For engineers looking to enhance their automation skills, EngineeringDownloads.com offers downloadable Python scripts and MATLAB templates for common structural analysis tasks, helping you accelerate your workflow and focus on engineering insights rather than repetitive clicks.
Choosing the Right Tools
The market offers powerful FEA software packages, each with strengths:
- Abaqus (Dassault Systèmes): Renowned for its advanced non-linear capabilities, material models, and explicit dynamics. Favored in research and industries with complex material behavior (automotive, aerospace).
- ANSYS Mechanical (ANSYS, Inc.): A versatile package with a broad range of physics solvers, user-friendly interface, and strong integration with CAD. Excellent for general structural, thermal, and multiphysics simulations.
- MSC Nastran (MSC Software): A long-standing industry standard, particularly strong in linear static, dynamic, and buckling analysis.

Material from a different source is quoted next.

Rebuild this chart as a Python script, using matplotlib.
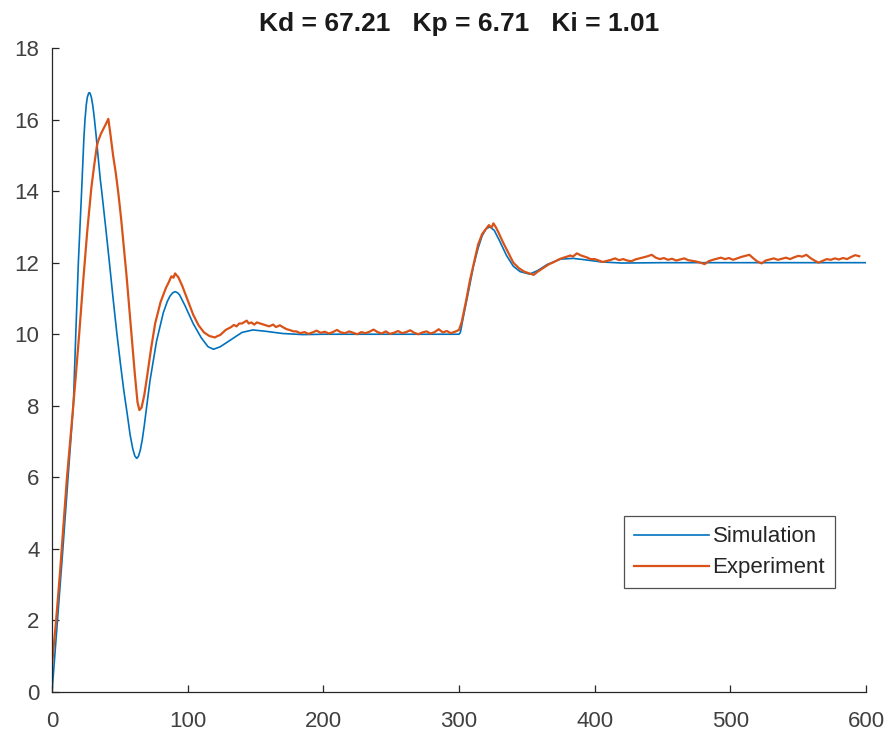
import numpy as np
import matplotlib
matplotlib.use("Agg")
import matplotlib.pyplot as plt

plt.rcParams['font.family'] = ['Liberation Sans', 'DejaVu Sans']

# simulation curve
sim_t = [0, 4, 8, 12, 15.7, 17.5, 19.4, 21.8, 23.5, 24.3, 25.2, 26, 27, 27.5, 28, 29, 30, 31, 32.5, 34,
         35.5, 36.6, 39.5, 42.3, 45, 47.7, 50.5, 53, 55.5, 57.5, 59.5, 61, 62.4, 63.6, 65, 66.5, 68, 70,
         72.2, 77, 82, 85, 87, 89, 90.7, 92.5, 94, 98, 104, 110, 115, 119, 124, 132, 140, 148, 158,
         170, 185, 200, 300,
         301, 303, 307, 310.6, 314, 317, 320, 322.8, 326, 330, 335, 340, 345, 352,
         358, 365, 375, 384, 393, 405, 420, 450, 600]
sim_y = [0, 2.0, 4.0, 6.1, 8.0, 10.0, 12.0, 14.0, 15.5, 16.0, 16.4, 16.62, 16.74, 16.75, 16.74, 16.62,
         16.4, 16.1, 15.55, 14.95, 14.35, 14.0, 13.0, 12.0, 11.0, 10.05, 9.15, 8.4, 7.75, 7.2, 6.8, 6.6,
         6.53, 6.58, 6.75, 7.05, 7.45, 8.05, 8.7, 9.8, 10.6, 10.92, 11.07, 11.16, 11.19, 11.16, 11.1, 10.8,
         10.3, 9.9, 9.65, 9.58, 9.65, 9.85, 10.05, 10.12, 10.08, 10.02, 9.99, 10.0, 10.0,
         10.05, 10.45, 11.2, 11.9, 12.4, 12.75, 12.95, 13.0, 12.9, 12.6, 12.2, 11.9, 11.75, 11.68,
         11.78, 11.95, 12.1, 12.12, 12.08, 12.02, 11.99, 12.0, 12.0]

# experiment curve, transient parts
exp_t1 = [0, 3, 6, 10.8, 14, 17, 20, 23, 26, 29, 31, 33, 34, 36, 38, 40, 41.5,
          43, 45, 47, 49, 51, 53, 55, 57, 59, 61, 63, 64.4, 66, 68, 70, 73, 76, 80,
          84, 86, 88, 89.5, 90.7, 92, 93, 96, 100, 104, 108, 112, 116, 120, 122, 124,
          128, 132, 134, 136, 138, 140, 143.5, 145, 147, 149, 151, 155, 158, 160, 163,
          165, 168, 170, 173, 175, 178]
exp_y1 = [0.75, 2.0, 3.4, 5.9, 7.3, 8.6, 10.0, 11.5, 12.9, 14.1, 14.7, 15.25, 15.4, 15.6, 15.75, 15.9, 16.02,
          15.6, 15.0, 14.5, 13.9, 13.2, 12.4, 11.6, 10.7, 9.8, 8.9, 8.1, 7.88, 7.95, 8.3, 8.8, 9.6, 10.3, 10.9,
          11.3, 11.45, 11.62, 11.58, 11.7, 11.64, 11.6, 11.35, 10.95, 10.55, 10.25, 10.05, 9.95, 9.91, 9.95, 9.98,
          10.12, 10.2, 10.26, 10.22, 10.3, 10.3, 10.38, 10.3, 10.33, 10.27, 10.33, 10.28, 10.24, 10.22, 10.27,
          10.2, 10.25, 10.2, 10.14, 10.12, 10.08]

# flat part at 10
exp_t2 = [180, 183, 186, 189, 192, 195, 198, 201, 204, 207, 210, 213, 216, 219, 222, 225, 228, 231, 234, 237,
          240, 243, 246, 249, 252, 255, 258, 261, 264, 267, 270, 273, 276, 279, 282, 285, 288, 291, 294, 297]
exp_y2 = [10.08, 10.03, 10.06, 10.01, 10.05, 10.10, 10.04, 10.07, 10.02, 10.06, 10.12, 10.05, 10.03, 10.08, 10.04,
          10.00, 10.06, 10.03, 10.07, 10.13, 10.06, 10.02, 10.08, 10.01, 10.04, 10.09, 10.03, 10.06, 10.11, 10.04,
          10.00, 10.05, 10.08, 10.02, 10.06, 10.14, 10.05, 10.09, 10.03, 10.07]

# step to 12
exp_t3 = [300, 302, 305, 308, 311, 314, 317, 320, 322, 324, 325.3, 327, 329, 332, 336, 340, 344, 348, 352,
          355, 358, 362, 366, 370, 374, 378, 382, 384, 386.8, 390, 394, 397]
exp_y3 = [10.12, 10.35, 10.9, 11.5, 12.0, 12.5, 12.8, 12.95, 13.05, 12.98, 13.1, 13.0, 12.85, 12.6, 12.3, 12.0,
          11.85, 11.75, 11.7, 11.66, 11.75, 11.85, 11.95, 12.02, 12.1, 12.15, 12.2, 12.17, 12.26, 12.2, 12.15, 12.1]

# flat part at 12
exp_t4 = [400, 403, 406, 409, 412, 415, 418, 421, 424, 427, 430, 433, 436, 439, 442, 445, 448, 451, 454, 457,
          460, 463, 466, 469, 472, 475, 478, 481, 484, 487, 490, 493, 496, 499, 502, 505, 508, 511, 514, 517,
          520, 523, 526, 529, 532, 535, 538, 541, 544, 547, 550, 553, 556, 559, 562, 565, 568, 571, 574, 577,
          580, 583, 586, 589, 592, 595]
exp_y4 = [12.10, 12.06, 12.02, 12.05, 12.08, 12.12, 12.07, 12.10, 12.06, 12.04,
          12.09, 12.12, 12.15, 12.18, 12.22, 12.14, 12.10, 12.13, 12.08, 12.11,
          12.06, 12.09, 12.12, 12.07, 12.05, 12.03, 12.00, 11.96, 12.04, 12.08,
          12.11, 12.14, 12.10, 12.13, 12.08, 12.12, 12.16, 12.19, 12.22, 12.12,
          12.03, 11.98, 12.06, 12.09, 12.12, 12.08, 12.11, 12.14, 12.10, 12.15,
          12.19, 12.17, 12.22, 12.13, 12.06, 12.00, 12.05, 12.10, 12.08, 12.12,
          12.09, 12.13, 12.10, 12.16, 12.21, 12.18]

exp_t = exp_t1 + exp_t2 + exp_t3 + exp_t4
exp_y = exp_y1 + exp_y2 + exp_y3 + exp_y4

fig = plt.figure(figsize=(8.91, 7.34), dpi=100)
ax = fig.add_axes([0.0584, 0.0572, 0.9136, 0.8774])

ax.plot(sim_t, sim_y, color='#0072BD', lw=1.2, label='Simulation')
ax.plot(exp_t, exp_y, color='#D95319', lw=1.6, label='Experiment')

ax.set_xlim(0, 600)
ax.set_ylim(0, 18)
ax.set_xticks([0, 100, 200, 300, 400, 500, 600])
ax.set_yticks(np.arange(0, 19, 2))
ax.spines['top'].set_visible(False)
ax.spines['right'].set_visible(False)
for s in ['left', 'bottom']:
    ax.spines[s].set_color('#262626')
    ax.spines[s].set_linewidth(0.9)
ax.tick_params(direction='in', length=5, width=0.9, color='#262626',
               labelcolor='#404040', labelsize=16)
ax.tick_params(axis='x', pad=14)
ax.tick_params(axis='y', pad=9)

ax.set_title('Kd = 67.21   Kp = 6.71   Ki = 1.01', fontsize=19, fontweight='bold',
             color='#1a1a1a', pad=12)

leg = ax.legend(loc='lower right', bbox_to_anchor=(0.962, 0.161), fontsize=16,
                frameon=True, fancybox=False, handlelength=3.4, borderpad=0.45,
                labelspacing=0.45, handletextpad=0.15, borderaxespad=0)
leg.get_frame().set_edgecolor('#262626')
leg.get_frame().set_linewidth(0.9)
for t in leg.get_texts():
    t.set_color('#262626')

fig.savefig('out.png', dpi=100)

Widely used in aerospace and automotive.
- OpenFOAM: While primarily a CFD tool, it has structural capabilities. It’s open-source and highly customizable, requiring significant expertise.
The ‘best’ tool depends on your specific needs, industry, and budget.

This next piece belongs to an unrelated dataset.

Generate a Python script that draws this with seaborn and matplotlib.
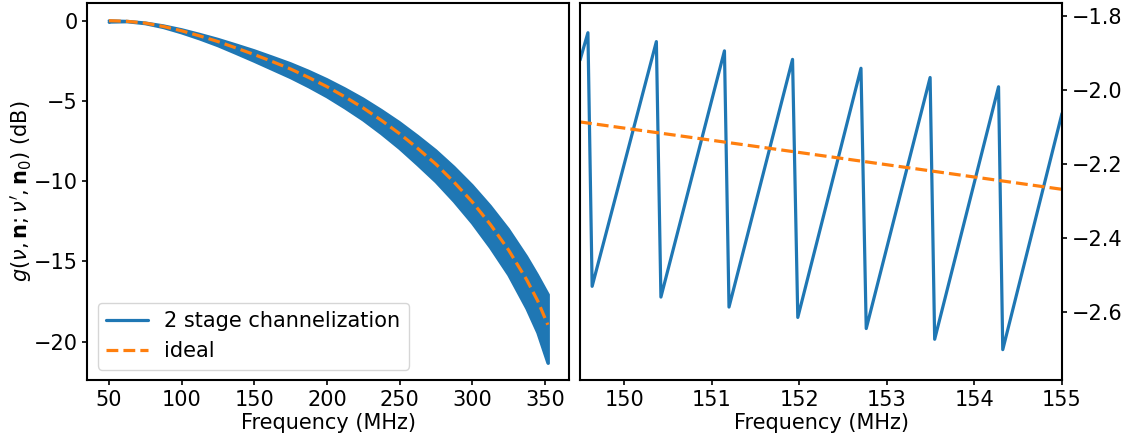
import numpy as np
import pandas as pd
import seaborn as sns
import matplotlib
matplotlib.use("Agg")
import matplotlib.pyplot as plt
from matplotlib.lines import Line2D

# ---------------- data ----------------
# Left panel: envelope of the dense 2-stage channelization sawtooth + ideal curve
freq_full = [50, 62.5, 75, 87.5, 100, 112.5, 125, 137.5, 150, 162.5, 175, 187.5, 200,
             212.5, 225, 237.5, 250, 262.5, 275, 287.5, 300, 312.5, 325, 337.5, 345, 352]
ideal_full = [0.0, -0.04, -0.15, -0.36, -0.63, -0.95, -1.30, -1.70, -2.11, -2.55, -3.01, -3.54, -4.11,
              -4.75, -5.44, -6.21, -7.04, -7.96, -8.94, -10.06, -11.29, -12.70, -14.29, -16.15, -17.45, -18.95]
upper_full = [0.0, -0.03, -0.13, -0.31, -0.55, -0.84, -1.15, -1.50, -1.86, -2.26, -2.67, -3.14, -3.66,
              -4.24, -4.87, -5.58, -6.34, -7.19, -8.09, -9.12, -10.26, -11.55, -13.00, -14.70, -15.85, -17.0]
lower_full = [-0.10, -0.08, -0.20, -0.44, -0.77, -1.15, -1.57, -2.05, -2.54, -3.05, -3.56, -4.13, -4.75,
              -5.45, -6.20, -7.05, -7.97, -8.99, -10.05, -11.27, -12.62, -14.15, -15.85, -17.95, -19.45, -21.35]

# Right panel: zoom on 149.5-155 MHz
freq_zoom = [149.493, 149.583, 149.631, 150.365, 150.417, 151.143, 151.195, 151.921, 151.981,
             152.703, 152.763, 153.493, 153.545, 154.275, 154.323, 155.0]
chan_zoom = [-1.919, -1.845, -2.530, -1.869, -2.559, -1.894, -2.586, -1.917, -2.614,
             -1.941, -2.644, -1.966, -2.673, -1.991, -2.701, -2.063]
freq_ideal_zoom = [149.493, 152.5, 155.0]
ideal_zoom = [-2.086, -2.185, -2.268]

label_chan = "2 stage channelization"
label_ideal = "ideal"
xlabel = "Frequency (MHz)"
ylabel = r"$g(\nu, \mathbf{n}; \nu', \mathbf{n}_0)$ (dB)"

# ---------------- style ----------------
sns.set_style("ticks", {"axes.edgecolor": "black", "xtick.color": "black", "ytick.color": "black"})
plt.rcParams["font.family"] = ["DejaVu Sans"]
FS = 15
plt.rcParams.update({
    "font.size": FS, "axes.labelsize": FS, "xtick.labelsize": FS, "ytick.labelsize": FS,
    "legend.fontsize": FS, "axes.linewidth": 1.5, "xtick.major.width": 1.2,
    "ytick.major.width": 1.2, "xtick.major.size": 3.5, "ytick.major.size": 3.5,
    "text.color": "black", "axes.labelcolor": "black",
})

blue = "#1f77b4"
orange = "#ff7f0e"
LW = 2.3

fig = plt.figure(figsize=(11.25, 4.38), dpi=100)
ax1 = fig.add_axes([0.0776, 0.1324, 0.4282, 0.8614])
ax2 = fig.add_axes([0.5156, 0.1324, 0.4284, 0.8614])

# ---------------- left panel ----------------
df_full = pd.DataFrame({"freq": freq_full, "ideal": ideal_full,
                        "upper": upper_full, "lower": lower_full})
ax1.fill_between(df_full["freq"], df_full["lower"], df_full["upper"], color=blue, lw=0)
sns.lineplot(data=df_full, x="freq", y="upper", ax=ax1, color=blue, lw=2.0)
sns.lineplot(data=df_full, x="freq", y="lower", ax=ax1, color=blue, lw=2.0)
ax1.plot([freq_full[0]] * 2, [lower_full[0], upper_full[0]], color=blue, lw=2.0)
ax1.plot([freq_full[-1]] * 2, [lower_full[-1], upper_full[-1]], color=blue, lw=2.0)
sns.lineplot(data=df_full, x="freq", y="ideal", ax=ax1, color=orange, lw=LW, linestyle="--")

ax1.set_xlim(35.1, 366.6)
ax1.set_ylim(-22.39, 1.12)
ax1.set_xticks([50, 100, 150, 200, 250, 300, 350])
ax1.set_yticks([0, -5, -10, -15, -20])
ax1.set_xlabel(xlabel, labelpad=2)
ax1.set_ylabel(ylabel, labelpad=0)

handles = [Line2D([0], [0], color=blue, lw=LW), Line2D([0], [0], color=orange, lw=LW, linestyle="--")]
ax1.legend(handles, [label_chan, label_ideal], loc="lower left", frameon=True)

# ---------------- right panel ----------------
df_zoom = pd.DataFrame({"freq": freq_zoom, "chan": chan_zoom})
df_iz = pd.DataFrame({"freq": freq_ideal_zoom, "ideal": ideal_zoom})
sns.lineplot(data=df_zoom, x="freq", y="chan", ax=ax2, color=blue, lw=LW, sort=False)
sns.lineplot(data=df_iz, x="freq", y="ideal", ax=ax2, color=orange, lw=LW, linestyle="--")
ax2.set_xlim(149.493, 155.0)
ax2.set_ylim(-2.783, -1.764)
ax2.set_xticks([150, 151, 152, 153, 154, 155])
ax2.set_yticks([-1.8, -2.0, -2.2, -2.4, -2.6])
ax2.yaxis.tick_right()
ax2.set_ylabel("")
ax2.set_xlabel(xlabel, labelpad=2)

for ax in (ax1, ax2):
    for s in ax.spines.values():
        s.set_visible(True)
        s.set_color("black")
        s.set_linewidth(1.5)

fig.savefig("out.png", dpi=100)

Common Pitfalls & Troubleshooting
Even experienced engineers encounter issues. Here’s a look at common problems and how to troubleshoot them.
Meshing Errors
Problem: Poor element quality, distorted elements, elements too large in critical areas.

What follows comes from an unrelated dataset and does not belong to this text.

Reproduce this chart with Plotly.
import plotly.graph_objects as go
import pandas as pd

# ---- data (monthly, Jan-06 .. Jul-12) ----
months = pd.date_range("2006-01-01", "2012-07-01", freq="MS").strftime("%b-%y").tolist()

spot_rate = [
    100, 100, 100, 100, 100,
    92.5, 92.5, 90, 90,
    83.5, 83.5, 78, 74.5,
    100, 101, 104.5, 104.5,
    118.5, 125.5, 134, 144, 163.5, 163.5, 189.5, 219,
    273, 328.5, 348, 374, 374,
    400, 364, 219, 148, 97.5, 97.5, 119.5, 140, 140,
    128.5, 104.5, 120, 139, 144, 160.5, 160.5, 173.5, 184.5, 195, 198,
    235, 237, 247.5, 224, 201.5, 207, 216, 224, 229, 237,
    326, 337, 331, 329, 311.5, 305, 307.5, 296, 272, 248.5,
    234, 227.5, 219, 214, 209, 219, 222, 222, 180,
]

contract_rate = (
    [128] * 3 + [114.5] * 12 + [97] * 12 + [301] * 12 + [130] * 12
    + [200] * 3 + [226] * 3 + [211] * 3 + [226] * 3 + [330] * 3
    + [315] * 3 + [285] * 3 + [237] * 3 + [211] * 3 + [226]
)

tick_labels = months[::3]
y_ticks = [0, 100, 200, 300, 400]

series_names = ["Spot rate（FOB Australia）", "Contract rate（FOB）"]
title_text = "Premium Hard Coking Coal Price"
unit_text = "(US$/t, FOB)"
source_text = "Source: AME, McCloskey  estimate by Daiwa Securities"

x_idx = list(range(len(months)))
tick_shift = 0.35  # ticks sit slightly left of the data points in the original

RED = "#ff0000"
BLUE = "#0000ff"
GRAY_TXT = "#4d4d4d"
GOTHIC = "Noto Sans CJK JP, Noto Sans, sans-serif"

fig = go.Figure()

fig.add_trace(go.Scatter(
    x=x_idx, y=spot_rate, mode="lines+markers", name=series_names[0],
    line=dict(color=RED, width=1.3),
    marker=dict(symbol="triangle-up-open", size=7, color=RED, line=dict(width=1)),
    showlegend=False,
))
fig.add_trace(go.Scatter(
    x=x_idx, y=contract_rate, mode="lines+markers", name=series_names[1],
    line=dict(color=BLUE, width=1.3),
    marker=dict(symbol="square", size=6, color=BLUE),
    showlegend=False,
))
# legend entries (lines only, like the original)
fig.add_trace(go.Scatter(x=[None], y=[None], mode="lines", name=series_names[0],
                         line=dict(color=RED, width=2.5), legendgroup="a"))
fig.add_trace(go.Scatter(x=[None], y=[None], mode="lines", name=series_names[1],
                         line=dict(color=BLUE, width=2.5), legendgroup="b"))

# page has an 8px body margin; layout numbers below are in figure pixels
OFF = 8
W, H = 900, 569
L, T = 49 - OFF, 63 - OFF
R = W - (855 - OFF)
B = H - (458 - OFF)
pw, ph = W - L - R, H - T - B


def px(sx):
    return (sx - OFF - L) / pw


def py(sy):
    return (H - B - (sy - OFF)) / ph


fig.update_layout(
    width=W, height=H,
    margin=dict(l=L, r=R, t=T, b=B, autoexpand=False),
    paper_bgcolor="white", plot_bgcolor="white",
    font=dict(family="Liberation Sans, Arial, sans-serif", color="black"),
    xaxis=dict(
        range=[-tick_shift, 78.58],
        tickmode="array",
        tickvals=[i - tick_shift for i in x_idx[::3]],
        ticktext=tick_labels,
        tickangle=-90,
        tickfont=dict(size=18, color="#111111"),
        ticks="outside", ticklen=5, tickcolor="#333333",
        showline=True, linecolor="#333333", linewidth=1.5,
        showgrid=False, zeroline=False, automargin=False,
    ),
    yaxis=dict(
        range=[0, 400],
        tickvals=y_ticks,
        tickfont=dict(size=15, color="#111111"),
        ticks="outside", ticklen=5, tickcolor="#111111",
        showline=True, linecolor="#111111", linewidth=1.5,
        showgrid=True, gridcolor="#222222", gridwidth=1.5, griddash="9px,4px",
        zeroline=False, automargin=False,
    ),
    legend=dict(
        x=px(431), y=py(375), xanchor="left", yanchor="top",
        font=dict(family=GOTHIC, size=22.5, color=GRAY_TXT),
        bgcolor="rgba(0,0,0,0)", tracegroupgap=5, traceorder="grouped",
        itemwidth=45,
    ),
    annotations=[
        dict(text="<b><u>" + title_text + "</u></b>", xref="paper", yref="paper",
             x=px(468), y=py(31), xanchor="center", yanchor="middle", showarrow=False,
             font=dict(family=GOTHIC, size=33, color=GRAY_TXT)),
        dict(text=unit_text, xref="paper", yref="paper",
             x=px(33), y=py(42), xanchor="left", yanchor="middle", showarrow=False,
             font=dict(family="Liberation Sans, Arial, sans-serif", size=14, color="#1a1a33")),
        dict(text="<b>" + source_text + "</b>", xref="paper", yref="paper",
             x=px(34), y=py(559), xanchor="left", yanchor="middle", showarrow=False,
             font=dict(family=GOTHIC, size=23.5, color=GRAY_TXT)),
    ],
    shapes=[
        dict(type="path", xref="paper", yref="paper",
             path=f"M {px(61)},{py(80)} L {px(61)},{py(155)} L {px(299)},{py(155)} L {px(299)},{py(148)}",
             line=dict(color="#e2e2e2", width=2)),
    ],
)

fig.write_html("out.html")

Troubleshooting: Use mesh quality checks in your pre-processor. Refine mesh in high-stress gradients. Simplify geometry before meshing. Consider using different element types (e.g., hex elements where geometry allows for better accuracy).
Incorrect Boundary Conditions
Problem: Model is either over-constrained (leading to artificial stresses) or under-constrained (leading to rigid body motion and solver errors).
Troubleshooting: Visualize applied BCs. Use simplified hand calculations to predict global behavior. For rigid body motion, check solver output for ‘large displacement’ or ‘pivot’ warnings. For over-constraining, remove redundant constraints or use soft springs to stabilize the model without affecting the primary load path.
Material Model Limitations
Problem: Using a linear elastic model for a problem with significant plasticity or hyperelasticity.
Troubleshooting: Understand the material behavior. Review stress-strain curves. If results show stresses far exceeding yield strength in a linear elastic model, a non-linear material model is likely needed.
Solver Convergence Issues
Problem: For non-linear analyses, the solver fails to converge, often due to severe non-linearity, highly distorted elements, or unstable boundary conditions.
Troubleshooting: Slowly apply loads (incrementally). Check mesh quality around areas of high deformation. Adjust solver controls (e.g., number of increments, time step). Simplify contact definitions. Review the solver output for hints on where the instability occurs.
Further Reading
For a deeper dive into the theoretical underpinnings of finite element analysis, consider resources like university engineering department notes or textbooks. A good starting point can be ANSYS’s Introduction to Finite Element Analysis (FEA) for a commercial software perspective.
Conclusion
Structural analysis is a dynamic and evolving field, blending fundamental mechanics with powerful computational tools. By mastering its principles, understanding the various analysis types, and diligently applying verification techniques, engineers can confidently design structures that are safe, efficient, and innovative. Embrace the continuous learning journey, leverage automation, and never stop questioning your results – that’s the mark of a true engineering professional.